• [Exercise]: Omit all images, then repeat exactly the lines below from the one containing "Write the Apache ECharts code for this chart." through the one containing "const yTopLabel = '+0';", both ends included.
begin Data section
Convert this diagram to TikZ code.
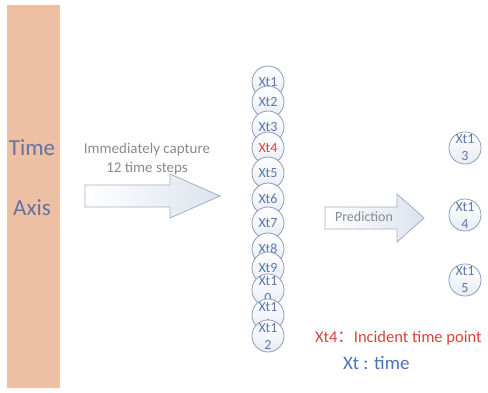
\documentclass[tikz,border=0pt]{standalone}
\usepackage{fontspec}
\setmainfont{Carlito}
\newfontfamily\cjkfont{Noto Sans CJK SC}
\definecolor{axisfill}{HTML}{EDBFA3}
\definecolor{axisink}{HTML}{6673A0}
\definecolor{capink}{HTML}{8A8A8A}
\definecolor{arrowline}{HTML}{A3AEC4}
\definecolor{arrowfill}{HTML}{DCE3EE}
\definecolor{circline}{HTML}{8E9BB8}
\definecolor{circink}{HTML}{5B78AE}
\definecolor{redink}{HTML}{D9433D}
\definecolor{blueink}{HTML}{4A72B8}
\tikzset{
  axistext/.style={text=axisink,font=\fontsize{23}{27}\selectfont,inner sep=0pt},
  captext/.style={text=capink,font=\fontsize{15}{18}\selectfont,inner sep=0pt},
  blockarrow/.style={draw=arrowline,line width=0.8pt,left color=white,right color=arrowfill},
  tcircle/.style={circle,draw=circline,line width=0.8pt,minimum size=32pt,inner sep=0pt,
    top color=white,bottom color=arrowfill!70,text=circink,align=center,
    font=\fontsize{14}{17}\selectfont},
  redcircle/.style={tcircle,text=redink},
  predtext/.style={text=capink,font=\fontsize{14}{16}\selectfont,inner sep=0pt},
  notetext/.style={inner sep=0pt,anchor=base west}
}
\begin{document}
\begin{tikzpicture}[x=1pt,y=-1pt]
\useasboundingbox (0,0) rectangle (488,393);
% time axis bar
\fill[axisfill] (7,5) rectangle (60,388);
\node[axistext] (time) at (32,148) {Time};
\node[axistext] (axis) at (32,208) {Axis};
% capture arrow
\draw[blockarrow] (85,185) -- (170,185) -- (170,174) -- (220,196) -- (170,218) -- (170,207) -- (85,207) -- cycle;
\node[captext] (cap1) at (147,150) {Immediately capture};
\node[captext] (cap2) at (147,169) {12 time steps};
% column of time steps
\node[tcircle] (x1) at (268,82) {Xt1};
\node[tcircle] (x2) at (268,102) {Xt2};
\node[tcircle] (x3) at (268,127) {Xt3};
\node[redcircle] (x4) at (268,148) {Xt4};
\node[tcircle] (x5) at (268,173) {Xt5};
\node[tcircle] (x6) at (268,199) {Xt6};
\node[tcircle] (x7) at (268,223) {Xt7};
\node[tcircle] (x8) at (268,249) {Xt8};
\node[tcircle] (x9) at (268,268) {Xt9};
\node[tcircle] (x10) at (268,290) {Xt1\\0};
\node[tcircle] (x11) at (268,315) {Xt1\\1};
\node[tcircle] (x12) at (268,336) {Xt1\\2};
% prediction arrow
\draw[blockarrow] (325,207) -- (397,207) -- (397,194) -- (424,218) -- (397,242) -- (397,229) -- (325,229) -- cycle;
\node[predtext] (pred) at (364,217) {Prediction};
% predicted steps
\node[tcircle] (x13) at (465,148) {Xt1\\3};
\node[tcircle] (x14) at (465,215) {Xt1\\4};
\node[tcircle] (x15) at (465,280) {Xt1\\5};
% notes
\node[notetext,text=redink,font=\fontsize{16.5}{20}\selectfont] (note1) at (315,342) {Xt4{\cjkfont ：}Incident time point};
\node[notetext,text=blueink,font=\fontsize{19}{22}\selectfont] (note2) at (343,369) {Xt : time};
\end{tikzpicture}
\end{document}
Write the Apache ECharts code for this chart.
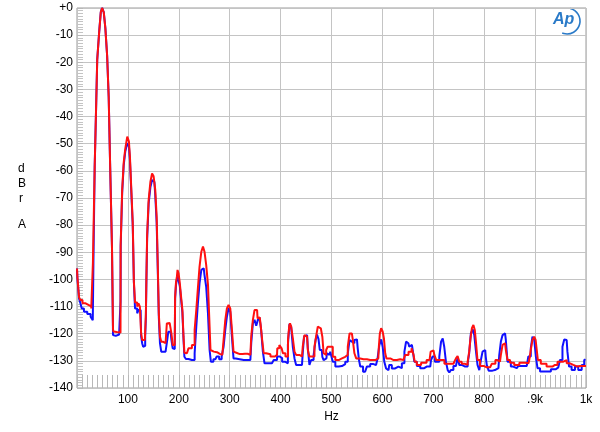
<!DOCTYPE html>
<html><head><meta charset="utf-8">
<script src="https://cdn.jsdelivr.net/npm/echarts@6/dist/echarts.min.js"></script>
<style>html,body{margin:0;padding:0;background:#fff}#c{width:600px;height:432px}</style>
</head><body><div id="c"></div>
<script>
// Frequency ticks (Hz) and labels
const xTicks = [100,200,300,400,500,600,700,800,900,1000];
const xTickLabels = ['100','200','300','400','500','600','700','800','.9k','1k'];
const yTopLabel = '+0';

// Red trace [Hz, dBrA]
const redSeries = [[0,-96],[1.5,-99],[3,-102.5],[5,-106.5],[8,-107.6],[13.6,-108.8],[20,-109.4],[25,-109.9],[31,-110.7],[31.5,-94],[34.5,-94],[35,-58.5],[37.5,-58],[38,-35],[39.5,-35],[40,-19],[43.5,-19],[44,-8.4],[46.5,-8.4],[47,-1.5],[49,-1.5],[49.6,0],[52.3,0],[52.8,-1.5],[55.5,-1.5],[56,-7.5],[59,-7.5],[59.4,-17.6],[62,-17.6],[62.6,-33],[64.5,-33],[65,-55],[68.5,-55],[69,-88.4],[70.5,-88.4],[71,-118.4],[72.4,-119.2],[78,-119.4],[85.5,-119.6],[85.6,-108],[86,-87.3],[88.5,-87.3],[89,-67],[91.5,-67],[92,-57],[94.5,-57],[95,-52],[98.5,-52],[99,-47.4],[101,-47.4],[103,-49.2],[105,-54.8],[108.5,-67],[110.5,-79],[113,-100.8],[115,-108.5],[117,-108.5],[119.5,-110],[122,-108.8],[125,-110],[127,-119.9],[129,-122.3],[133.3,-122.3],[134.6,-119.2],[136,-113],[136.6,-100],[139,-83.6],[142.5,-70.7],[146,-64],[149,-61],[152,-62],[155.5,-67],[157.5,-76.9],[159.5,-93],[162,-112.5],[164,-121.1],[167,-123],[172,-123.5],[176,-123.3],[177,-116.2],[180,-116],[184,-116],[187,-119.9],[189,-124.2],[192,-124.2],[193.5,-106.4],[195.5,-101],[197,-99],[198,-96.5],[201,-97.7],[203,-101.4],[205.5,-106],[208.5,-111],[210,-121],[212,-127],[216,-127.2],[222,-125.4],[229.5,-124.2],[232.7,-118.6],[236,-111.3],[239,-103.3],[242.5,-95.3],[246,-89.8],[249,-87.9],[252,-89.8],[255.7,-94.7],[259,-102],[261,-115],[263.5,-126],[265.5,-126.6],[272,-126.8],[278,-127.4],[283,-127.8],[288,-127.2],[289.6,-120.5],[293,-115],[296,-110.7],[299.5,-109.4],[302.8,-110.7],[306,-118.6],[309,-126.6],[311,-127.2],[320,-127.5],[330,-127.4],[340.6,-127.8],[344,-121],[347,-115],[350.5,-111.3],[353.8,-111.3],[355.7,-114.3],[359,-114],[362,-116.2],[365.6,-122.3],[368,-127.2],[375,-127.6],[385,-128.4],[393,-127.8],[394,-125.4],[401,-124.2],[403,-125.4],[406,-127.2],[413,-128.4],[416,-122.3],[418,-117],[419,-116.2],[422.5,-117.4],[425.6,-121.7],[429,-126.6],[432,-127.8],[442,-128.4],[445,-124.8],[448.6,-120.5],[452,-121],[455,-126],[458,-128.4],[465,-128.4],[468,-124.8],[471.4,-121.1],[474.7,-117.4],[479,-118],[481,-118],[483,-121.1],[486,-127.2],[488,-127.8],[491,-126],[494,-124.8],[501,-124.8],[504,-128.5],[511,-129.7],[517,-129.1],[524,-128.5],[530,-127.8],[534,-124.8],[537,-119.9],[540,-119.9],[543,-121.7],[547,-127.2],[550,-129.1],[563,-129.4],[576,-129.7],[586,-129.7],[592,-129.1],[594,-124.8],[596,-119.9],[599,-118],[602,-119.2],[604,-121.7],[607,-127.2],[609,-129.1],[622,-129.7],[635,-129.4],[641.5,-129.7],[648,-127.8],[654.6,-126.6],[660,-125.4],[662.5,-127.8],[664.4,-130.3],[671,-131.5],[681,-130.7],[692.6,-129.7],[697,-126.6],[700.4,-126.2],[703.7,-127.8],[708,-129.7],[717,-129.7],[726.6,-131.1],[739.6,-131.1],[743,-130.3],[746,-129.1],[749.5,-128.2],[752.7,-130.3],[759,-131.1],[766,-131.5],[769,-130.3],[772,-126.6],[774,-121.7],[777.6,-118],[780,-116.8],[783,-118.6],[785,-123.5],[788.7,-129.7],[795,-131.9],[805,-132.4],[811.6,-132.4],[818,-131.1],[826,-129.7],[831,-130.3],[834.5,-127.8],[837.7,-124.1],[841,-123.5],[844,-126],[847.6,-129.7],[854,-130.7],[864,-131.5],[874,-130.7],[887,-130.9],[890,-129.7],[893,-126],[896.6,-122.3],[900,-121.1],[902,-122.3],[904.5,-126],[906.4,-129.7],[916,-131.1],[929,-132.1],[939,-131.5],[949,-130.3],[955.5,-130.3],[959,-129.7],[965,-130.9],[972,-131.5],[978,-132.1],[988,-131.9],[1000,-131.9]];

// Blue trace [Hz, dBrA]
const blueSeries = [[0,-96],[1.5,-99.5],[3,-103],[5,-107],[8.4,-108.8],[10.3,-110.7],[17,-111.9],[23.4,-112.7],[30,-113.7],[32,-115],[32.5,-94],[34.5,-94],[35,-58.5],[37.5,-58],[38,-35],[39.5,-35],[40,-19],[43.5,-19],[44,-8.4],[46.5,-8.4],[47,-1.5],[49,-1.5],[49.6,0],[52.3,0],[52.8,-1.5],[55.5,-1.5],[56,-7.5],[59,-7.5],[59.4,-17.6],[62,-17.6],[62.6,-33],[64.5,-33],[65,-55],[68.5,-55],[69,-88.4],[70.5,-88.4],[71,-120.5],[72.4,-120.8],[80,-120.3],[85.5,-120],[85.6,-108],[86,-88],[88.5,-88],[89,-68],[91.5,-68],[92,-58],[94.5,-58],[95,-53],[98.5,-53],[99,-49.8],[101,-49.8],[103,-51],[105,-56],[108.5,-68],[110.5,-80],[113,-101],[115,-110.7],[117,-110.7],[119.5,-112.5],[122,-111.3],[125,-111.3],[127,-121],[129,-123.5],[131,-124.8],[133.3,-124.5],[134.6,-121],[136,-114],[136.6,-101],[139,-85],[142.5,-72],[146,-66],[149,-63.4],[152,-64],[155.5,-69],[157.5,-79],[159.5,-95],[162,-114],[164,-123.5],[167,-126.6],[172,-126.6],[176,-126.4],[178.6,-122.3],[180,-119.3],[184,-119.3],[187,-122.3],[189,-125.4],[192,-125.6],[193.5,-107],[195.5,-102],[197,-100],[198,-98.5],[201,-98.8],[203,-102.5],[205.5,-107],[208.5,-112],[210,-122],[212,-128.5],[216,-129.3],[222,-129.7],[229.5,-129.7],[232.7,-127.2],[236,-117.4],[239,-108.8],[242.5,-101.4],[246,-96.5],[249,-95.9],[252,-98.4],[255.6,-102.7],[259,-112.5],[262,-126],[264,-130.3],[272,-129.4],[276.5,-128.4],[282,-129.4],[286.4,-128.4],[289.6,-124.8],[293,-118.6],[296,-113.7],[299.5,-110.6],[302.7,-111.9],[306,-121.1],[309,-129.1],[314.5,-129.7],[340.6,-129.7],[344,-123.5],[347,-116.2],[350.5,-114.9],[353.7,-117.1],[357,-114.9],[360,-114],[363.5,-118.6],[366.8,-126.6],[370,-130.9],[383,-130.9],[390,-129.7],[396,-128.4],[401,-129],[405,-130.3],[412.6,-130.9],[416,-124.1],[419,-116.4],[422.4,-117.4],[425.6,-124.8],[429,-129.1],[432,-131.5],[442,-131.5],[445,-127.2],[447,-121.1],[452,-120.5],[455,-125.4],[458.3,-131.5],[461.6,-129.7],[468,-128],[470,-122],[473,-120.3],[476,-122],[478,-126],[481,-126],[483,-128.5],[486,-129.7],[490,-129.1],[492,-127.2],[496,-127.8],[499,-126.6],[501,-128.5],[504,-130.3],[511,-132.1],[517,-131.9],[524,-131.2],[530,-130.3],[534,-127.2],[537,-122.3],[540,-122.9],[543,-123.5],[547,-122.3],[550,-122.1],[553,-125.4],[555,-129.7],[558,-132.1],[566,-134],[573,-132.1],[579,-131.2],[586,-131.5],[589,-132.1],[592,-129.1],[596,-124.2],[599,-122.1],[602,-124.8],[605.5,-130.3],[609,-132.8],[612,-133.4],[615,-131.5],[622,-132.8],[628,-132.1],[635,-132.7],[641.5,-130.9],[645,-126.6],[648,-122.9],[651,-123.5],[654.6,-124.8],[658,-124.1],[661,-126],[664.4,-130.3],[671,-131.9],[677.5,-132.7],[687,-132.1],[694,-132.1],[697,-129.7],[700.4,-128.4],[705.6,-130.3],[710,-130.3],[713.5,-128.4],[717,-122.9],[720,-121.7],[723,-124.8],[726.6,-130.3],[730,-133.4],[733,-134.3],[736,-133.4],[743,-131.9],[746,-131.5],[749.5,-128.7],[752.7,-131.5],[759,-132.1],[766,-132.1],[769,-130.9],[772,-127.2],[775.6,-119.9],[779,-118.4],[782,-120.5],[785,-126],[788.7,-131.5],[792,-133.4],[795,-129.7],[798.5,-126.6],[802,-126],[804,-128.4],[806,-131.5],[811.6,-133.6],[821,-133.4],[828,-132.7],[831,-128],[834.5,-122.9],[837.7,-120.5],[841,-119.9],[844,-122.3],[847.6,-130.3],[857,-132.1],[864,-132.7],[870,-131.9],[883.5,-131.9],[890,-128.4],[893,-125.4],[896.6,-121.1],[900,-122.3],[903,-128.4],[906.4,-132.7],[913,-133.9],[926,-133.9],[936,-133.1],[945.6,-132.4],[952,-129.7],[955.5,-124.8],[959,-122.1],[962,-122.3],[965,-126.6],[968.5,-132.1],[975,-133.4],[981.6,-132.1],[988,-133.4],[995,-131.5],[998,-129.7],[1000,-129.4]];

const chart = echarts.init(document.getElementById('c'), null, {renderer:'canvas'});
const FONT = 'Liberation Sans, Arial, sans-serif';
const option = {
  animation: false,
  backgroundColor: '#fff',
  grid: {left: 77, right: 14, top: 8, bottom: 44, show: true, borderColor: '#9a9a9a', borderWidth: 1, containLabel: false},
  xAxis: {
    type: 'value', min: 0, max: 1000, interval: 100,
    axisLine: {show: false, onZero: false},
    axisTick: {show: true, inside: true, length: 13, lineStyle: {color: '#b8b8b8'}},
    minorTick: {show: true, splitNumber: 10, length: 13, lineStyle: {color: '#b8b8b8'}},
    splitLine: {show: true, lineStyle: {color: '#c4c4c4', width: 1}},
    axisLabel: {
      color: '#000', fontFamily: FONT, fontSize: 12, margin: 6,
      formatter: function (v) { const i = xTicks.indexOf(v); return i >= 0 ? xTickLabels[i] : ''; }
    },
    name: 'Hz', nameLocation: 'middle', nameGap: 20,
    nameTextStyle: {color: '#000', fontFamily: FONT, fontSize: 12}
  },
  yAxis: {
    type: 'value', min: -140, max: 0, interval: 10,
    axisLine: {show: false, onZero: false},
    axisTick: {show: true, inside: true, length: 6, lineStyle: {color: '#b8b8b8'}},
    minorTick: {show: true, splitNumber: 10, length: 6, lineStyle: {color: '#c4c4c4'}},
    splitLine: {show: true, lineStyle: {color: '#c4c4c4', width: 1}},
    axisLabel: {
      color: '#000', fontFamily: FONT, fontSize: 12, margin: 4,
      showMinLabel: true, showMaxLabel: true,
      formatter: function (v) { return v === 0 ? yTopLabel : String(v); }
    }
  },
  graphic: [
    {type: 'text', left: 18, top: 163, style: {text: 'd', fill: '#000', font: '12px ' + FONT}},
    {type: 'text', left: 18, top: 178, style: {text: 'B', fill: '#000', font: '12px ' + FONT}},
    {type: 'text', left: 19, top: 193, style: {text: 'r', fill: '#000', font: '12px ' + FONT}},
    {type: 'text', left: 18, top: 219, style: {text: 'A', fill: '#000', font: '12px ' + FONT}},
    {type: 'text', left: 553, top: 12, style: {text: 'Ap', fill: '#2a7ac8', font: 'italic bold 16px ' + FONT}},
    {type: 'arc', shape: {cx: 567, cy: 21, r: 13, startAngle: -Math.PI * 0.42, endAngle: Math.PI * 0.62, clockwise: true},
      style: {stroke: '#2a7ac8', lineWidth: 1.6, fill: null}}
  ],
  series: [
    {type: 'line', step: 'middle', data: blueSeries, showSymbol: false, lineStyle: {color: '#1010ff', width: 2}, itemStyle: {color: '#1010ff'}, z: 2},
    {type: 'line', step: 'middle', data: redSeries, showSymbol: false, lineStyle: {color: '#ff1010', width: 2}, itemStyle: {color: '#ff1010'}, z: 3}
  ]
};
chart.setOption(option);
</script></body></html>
end Data section
• [Exercise output]:
Write the Apache ECharts code for this chart.
<!DOCTYPE html>
<html><head><meta charset="utf-8">
<script src="https://cdn.jsdelivr.net/npm/echarts@6/dist/echarts.min.js"></script>
<style>html,body{margin:0;padding:0;background:#fff}#c{width:600px;height:432px}</style>
</head><body><div id="c"></div>
<script>
// Frequency ticks (Hz) and labels
const xTicks = [100,200,300,400,500,600,700,800,900,1000];
const xTickLabels = ['100','200','300','400','500','600','700','800','.9k','1k'];
const yTopLabel = '+0';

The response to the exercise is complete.